A Rejoinder to Mr. Murphy
Victor Aguilar
Conclusion
To get an intuitive feel for what the mean of the DWCS represents, ask
yourself, "How much of my wealth is in my house, which is intended to
provide shelter for twenty years; how much is in my car, which is intended
to provide transportation for five years; and how much is in peaches or
fashionable clothes for my girlfriend, which will be valuable for about a
week before becoming overripe or going out of style?" If you are a
businessman, such as a farmer, ask yourself, “How much of my wealth is in
my farm, which is intended to grow crops for another twenty years until
the aquifer dries up; how much is in my tractor, which is intended to till
the soil for another five years until it breaks down; and how much is in
the crops in the field, which will be harvested next month?”
Also note that these time periods are the means of the useful lives of
these items. When I say that a house provides shelter for twenty years, I
do not mean that it provides one big burst of shelter twenty years hence,
nor that it provides shelter until the twenty year mark and then falls to
kindling; I mean that it contributes a continuous stream of shelter out to
infinity but, due to deterioration, less and less as described by
exponential decay, with a mean of twenty years. The fact that some
functions defined out to infinity (such as the exponential function) have
a finite mean while others (such as the inverse function) do not have a
finite mean confuses many people, but this is just basic calculus and I
will refer the reader to any introductory calculus text for an
explanation.
For wealthy people, the mean of their personal DWCS is around twenty years, that is, most of their wealth is in long-term projects. Their interest rate is about 5%, slightly less than what they get on certificates of deposit. For middle-class people, the mean of their DWCS is around five years, that is, most of their wealth is in their car. Their interest rate is about 20%, slightly more than what they pay on their credit cards. For people living in hardscrabble conditions, their horizon does not extend beyond a month and their yearly interest rate is about 1500%. This is slightly more than what they pay at the pawn shop when hocking their possessions. Murphy writes, "Surely there are differences between the capital structure of current America and Bangladesh, that cannot be attributed merely to different A and r" (Murphy, p. 16). I would respond that, no, Banglas are just like Americans, only poorer. If Murphy thinks there is some other difference, I would like to hear what it is.

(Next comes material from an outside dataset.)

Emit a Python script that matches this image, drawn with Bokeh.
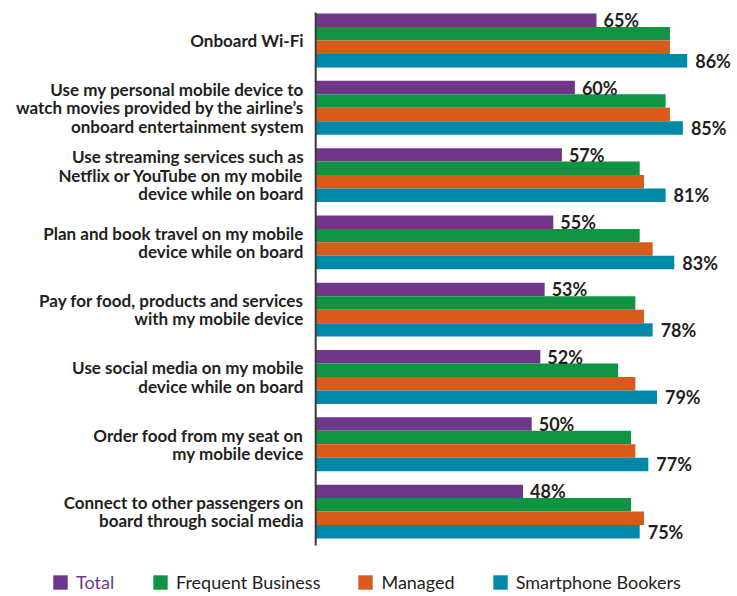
from bokeh.plotting import figure
from bokeh.models import Range1d, ColumnDataSource, Legend, LegendItem
from bokeh.transform import dodge
from bokeh.core.properties import value
from bokeh.embed import file_html
from bokeh.resources import INLINE

categories = [
    "Onboard Wi-Fi",
    "Use my personal mobile device to\nwatch movies provided by the airline\u2019s\nonboard entertainment system",
    "Use streaming services such as\nNetflix or YouTube on my mobile\ndevice while on board",
    "Plan and book travel on my mobile\ndevice while on board",
    "Pay for food, products and services\nwith my mobile device",
    "Use social media on my mobile\ndevice while on board",
    "Order food from my seat on\nmy mobile device",
    "Connect to other passengers on\nboard through social media",
]
series_names = ["Total", "Frequent Business", "Managed", "Smartphone Bookers"]
total = [65, 60, 57, 55, 53, 52, 50, 48]
frequent_business = [82, 81, 75, 75, 74, 70, 73, 73]
managed = [82, 82, 76, 78, 76, 74, 74, 76]
smartphone_bookers = [86, 85, 81, 83, 78, 79, 77, 75]

colors = ["#6F378A", "#0F9444", "#D95B1C", "#0088A8"]
TEXT = "#231F20"
FONT = "Lato"

src = ColumnDataSource(dict(
    y=list(range(len(categories))),
    cat=categories,
    total=total,
    frequent=frequent_business,
    managed=managed,
    smart=smartphone_bookers,
    total_lbl=[f"{v}%" for v in total],
    smart_lbl=[f"{v}%" for v in smartphone_bookers],
))

p = figure(width=737, height=596, output_backend="svg", toolbar_location=None,
           x_range=Range1d(-72.96, 97.64), y_range=Range1d(8.262, -0.594),
           x_axis_location=None, y_axis_location=None, min_border=0)
p.grid.visible = False
p.outline_line_color = None
p.background_fill_color = "white"
p.border_fill_color = "white"

cols = ["total", "frequent", "managed", "smart"]
offsets = [-0.3, -0.1, 0.1, 0.3]
renderers = []
for c, off, col in zip(cols, offsets, colors):
    r = p.hbar(y=dodge("y", off), left=0, right=c, height=0.2, source=src,
               fill_color=col, line_color=None)
    renderers.append(r)

# axis line
p.segment(x0=0, y0=-0.416, x1=0, y1=7.504, line_width=2, line_color="#3a3a3a")

# value labels
p.text(x="total", y=dodge("y", -0.3), text="total_lbl", source=src, x_offset=7,
       text_baseline="middle", text_align="left", text_font=value(FONT),
       text_font_style="bold", text_font_size="18px", text_color=TEXT)
p.text(x="smart", y=dodge("y", 0.3), text="smart_lbl", source=src, x_offset=8,
       text_baseline="middle", text_align="left", text_font=value(FONT),
       text_font_style="bold", text_font_size="18px", text_color=TEXT)

# category labels
p.text(x=0, y="y", text="cat", source=src, x_offset=-12,
       text_baseline="middle", text_align="right", text_font=value(FONT),
       text_font_style="bold", text_font_size="17px", text_color=TEXT,
       text_line_height=0.87)

common = dict(orientation="horizontal", border_line_color=None,
              background_fill_alpha=0, padding=0, margin=0, spacing=36,
              glyph_width=18, glyph_height=18, label_height=18,
              label_standoff=7, label_text_font=FONT,
              label_text_font_size="18px", label_text_baseline="middle")

leg1 = Legend(items=[LegendItem(label=series_names[0], renderers=[renderers[0]])],
              location=(51, 3), label_text_color=colors[0], **common)
leg2 = Legend(items=[LegendItem(label=n, renderers=[r]) for n, r in zip(series_names[1:], renderers[1:])],
              location=(151, 3), label_text_color=TEXT, **common)
p.add_layout(leg1)
p.add_layout(leg2)

open("out.html", "w").write(file_html(p, INLINE))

Murphy concludes, "Aguilar next goes on to demonstrate the superior precision of his own approach, and in particular his ability to determine precisely where the ’fulcrum' point is when interest rates change. In contrast, the Austrians know that there must be some intermediate stage that is unaffected by the change, yet they can't really say which one. On this point I am in total agreement with Aguilar" (Murphy, p. 9).
Good. I like to hear that people totally agree with me. I was quite proud of locating the pivot point for the Austrians. After a hundred years, it is about time someone found it. And, on that positive note, let's quit. As much fun as it is to pick Murphy's rebuttal apart, I think I have made my point. Murphy has utterly failed to refute any part of my Critique of Austrian Economics. I need a more worthy opponent. Perhaps Roger Garrison would like to take a shot at it? A thousand dollars says he cannot write a better rebuttal than Murphy did!